Problem Set #1
12/7/2021
Components of real gross domestic product in percentage terms
Consumption
Consumption contributes the most to the overall real GDP.
Consumption grew as its portion of GDP continued to grow for 1965 until 1978. Following 1978 consumption fell as a part as a percentage of GDP most of this fall in consumption was filled in by domestic investment. This fall in consumption has much to do with the period of oil shortages in the U.S. causing the consumers to spend less. The rapid increase in consumption related to GDP is related to the domestic money supply that was in circulation feeling the effect of deflation. After this period we see a stable period of consumption growth that was helped to stabilize the economy after the unrest of the late seventies and early eighties. During 1997 we see one of the larges periods of consumption growth much to do with the increase in products in the investment and consumption components compared to government spending and net exports. After the United States deals with the dot com bubble we see stagnation in the consumption growth. This is the case until we see ourselves in the great recession in which consumption falls seemingly much to do with increases in government stimulus. The ten years following we see a recovery in consumption that then was followed by COVID-19 crisis.
Government
This graph showing the percent of GDP related to government spending has been outpaced by the other sectors greatly. This data finds that government spending has some relative inverse correlation with investment and consumption. This makes intuitive sense due to the economic understanding that as decreases in consumption and investment occur government spending is either independent from price pressures or fulfilling their mandate to stimulate employment.
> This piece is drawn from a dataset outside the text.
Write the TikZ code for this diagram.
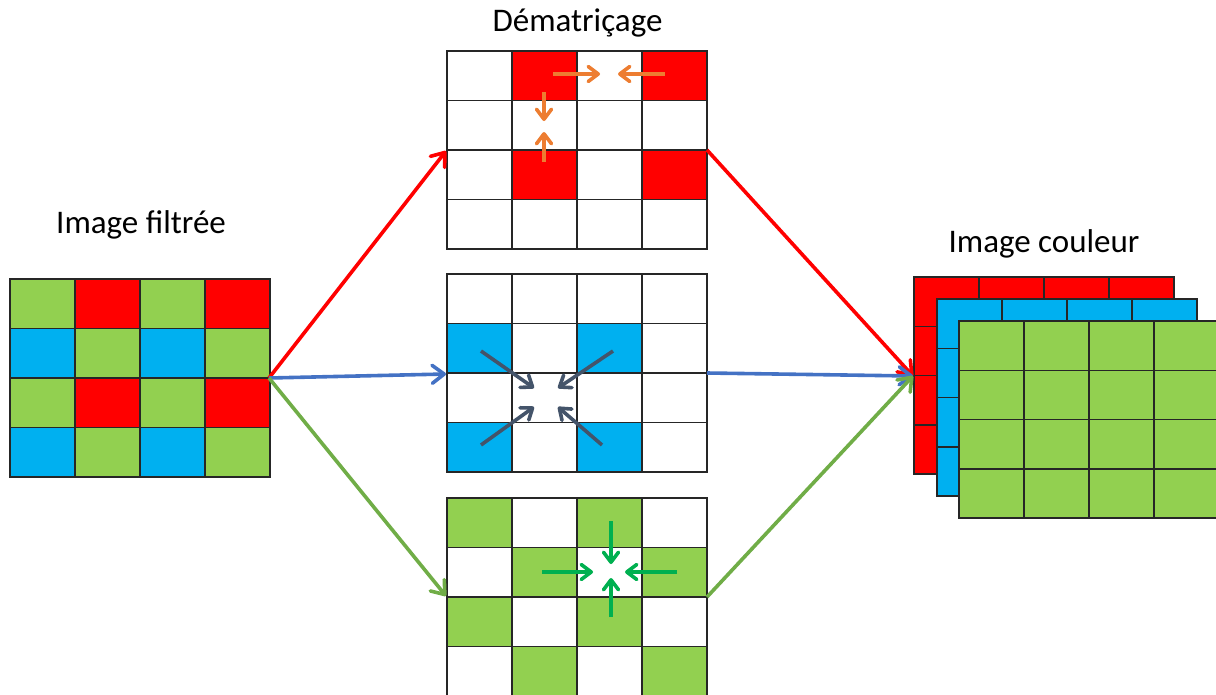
\documentclass[tikz,border=0pt]{standalone}
\usepackage{fontspec}
\setmainfont{Carlito}
\usetikzlibrary{arrows.meta}
\definecolor{cred}{HTML}{FF0000}
\definecolor{cblue}{HTML}{00B0F0}
\definecolor{cgreen}{HTML}{92D050}
\definecolor{ablue}{HTML}{4472C4}
\definecolor{agreen}{HTML}{70AD47}
\definecolor{aorange}{HTML}{ED7D31}
\definecolor{adark}{HTML}{44546A}
\definecolor{agreentwo}{HTML}{00B050}
\newcommand\cellgrid[3]{%
  \fill[white] (#1,#2) rectangle ({#1+260},{#2+198});
  \foreach \c/\r/\col in {#3} {\fill[\col] ({#1+\c*65},{#2+\r*49.5}) rectangle ++(65,49.5);}
  \foreach \i in {0,...,4} {%
    \draw[gridline] ({#1+\i*65},#2) -- ++(0,198);
    \draw[gridline] (#1,{#2+\i*49.5}) -- ++(260,0);}%
}
\newcommand\layergrid[3]{%
  \fill[#3] (#1,#2) rectangle ({#1+260},{#2+197});
  \foreach \i in {0,...,4} {%
    \draw[gridline] ({#1+\i*65},#2) -- ++(0,197);
    \draw[gridline] (#1,{#2+\i*49.25}) -- ++(260,0);}%
}
\tikzset{
  gridline/.style={draw=black!85, line width=1.5pt, line cap=rect},
  bigarrow/.style={line width=3.6pt, -{Straight Barb[length=12pt,width=18pt,round]}},
  smallarrow/.style={line width=3.6pt, -{Straight Barb[length=10pt,width=15pt,round]}},
  label/.style={font=\fontsize{33}{40}\selectfont, anchor=base, inner sep=0pt}
}
\begin{document}
\begin{tikzpicture}[x=1pt,y=-1pt]
\useasboundingbox (0,0) rectangle (1216,694);
\clip (0,0) rectangle (1216,694);
% texts
\node[label] (tdem) at (577.5,31) {Dématriçage};
\node[label] (tfil) at (141,233) {Image filtrée};
\node[label] (tcol) at (1044,252) {Image couleur};
% Bayer grid
\cellgrid{10}{279}{0/0/cgreen,1/0/cred,2/0/cgreen,3/0/cred,
  0/1/cblue,1/1/cgreen,2/1/cblue,3/1/cgreen,
  0/2/cgreen,1/2/cred,2/2/cgreen,3/2/cred,
  0/3/cblue,1/3/cgreen,2/3/cblue,3/3/cgreen}
% red grid
\cellgrid{447}{51}{1/0/cred,3/0/cred,1/2/cred,3/2/cred}
% blue grid
\cellgrid{447}{274}{0/1/cblue,2/1/cblue,0/3/cblue,2/3/cblue}
% green grid
\cellgrid{447}{498}{0/0/cgreen,2/0/cgreen,1/1/cgreen,3/1/cgreen,
  0/2/cgreen,2/2/cgreen,1/3/cgreen,3/3/cgreen}
% colour layers
\layergrid{914}{277}{cred}
\layergrid{937}{299}{cblue}
\layergrid{959}{321}{cgreen}
% connection points
\coordinate (bayerE) at (269,378);
\coordinate (redW) at (446,151);
\coordinate (redE) at (707,150);
\coordinate (blueW) at (446,374);
\coordinate (blueE) at (707,373);
\coordinate (greenW) at (446,596);
\coordinate (greenE) at (707,597);
\coordinate (outW) at (913,376);
% main arrows
\draw[bigarrow, cred] (bayerE) -- (redW);
\draw[bigarrow, ablue] (bayerE) -- (blueW);
\draw[bigarrow, agreen] (bayerE) -- (greenW);
\draw[bigarrow, cred] (redE) -- (outW);
\draw[bigarrow, ablue] (blueE) -- (outW);
\draw[bigarrow, agreen] (greenE) -- (outW);
% orange arrows
\coordinate (o1s) at (553,74); \coordinate (o1e) at (600,74);
\coordinate (o2s) at (665,74); \coordinate (o2e) at (618,74);
\coordinate (o3s) at (544,92); \coordinate (o3e) at (544,121);
\coordinate (o4s) at (544,162); \coordinate (o4e) at (544,132);
\foreach \a in {1,...,4} {\draw[smallarrow, aorange] (o\a s) -- (o\a e);}
% dark arrows
\coordinate (d1s) at (481,351); \coordinate (d1e) at (534,388);
\coordinate (d2s) at (613,351); \coordinate (d2e) at (558,388);
\coordinate (d3s) at (481,445); \coordinate (d3e) at (534,407);
\coordinate (d4s) at (602,445); \coordinate (d4e) at (558,407);
\foreach \a in {1,...,4} {\draw[smallarrow, adark] (d\a s) -- (d\a e);}
% green arrows
\coordinate (g1s) at (611,521); \coordinate (g1e) at (611,564);
\coordinate (g2s) at (611,617); \coordinate (g2e) at (611,578);
\coordinate (g3s) at (542,572); \coordinate (g3e) at (593,572);
\coordinate (g4s) at (677,572); \coordinate (g4e) at (625,572);
\foreach \a in {1,...,4} {\draw[smallarrow, agreentwo] (g\a s) -- (g\a e);}
\end{tikzpicture}
\end{document}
Most all of the spikes in percent of GDP can be explained by one of these two factors.
Investment
When looking at Investment as a percentage of GDP it seems to be the most reactive of the components to economic factors. Domestic investment has trended to always be in a phase of expansion or contraction and rarely stabilizing. Growth of investment when looking at it terms of percent of GDP often finds itself in phases of growth in which it increases 30-50% in a five to ten year time frame. Period of interest in the eighties include a rapid decrease in investment that was followed in all other components with a relative inverse movement of equal magnitude. This was quickly followed by a increase in investment as it seems tensions fell regarding trust in domestic investment. During the 1990s we see the largest period of consistent growth in investment seeming to have to do with the dot com boom that crazed the United States. This was then met with a decline as many of these firms collapsed. We see a relative recovery after this period then we are met with the largest decline during the recorded periods. This was caused by the great recession that was a culmination of collapse caused by insolvent domestic investment.
Net Exports
Net Exports has seen the largest continuous decline in regards to contribution GDP due to the continued negative implications of our trade deficit. This deficit has continued to widen as most United States firms find that the input cost of producing their products in other countries is too much of a opportunity to forgo. Much of the early fighting against the decline leading into the 2000s was seemingly created from our innovations in the space of science and technological production. The midway of 2000 we see a paradigm shift in which consumption and investment increase so quickly that paired with the outsourcing and competitors in the technology space we find our selves in a deficit we work to climb ourselves out of. Much of the rapid climb that we see in 2008 does not seem to be caused by increases in net exports but more likely due to the decrease of GDP contributed by investment and consumption. We sustained increases in net exports while investment and consumption work to recover, but we continue to lose ground in production to developing countries.
All of the Elements together
I cannot get a legend to populate in ggplot with this area plot, but didn’t feel that it was a big enough issue to bother anyone with. Aquamarine being consumption, blue being government, orange being investment, and purple being net exports.
This area plot shows off well how the four pieces trend.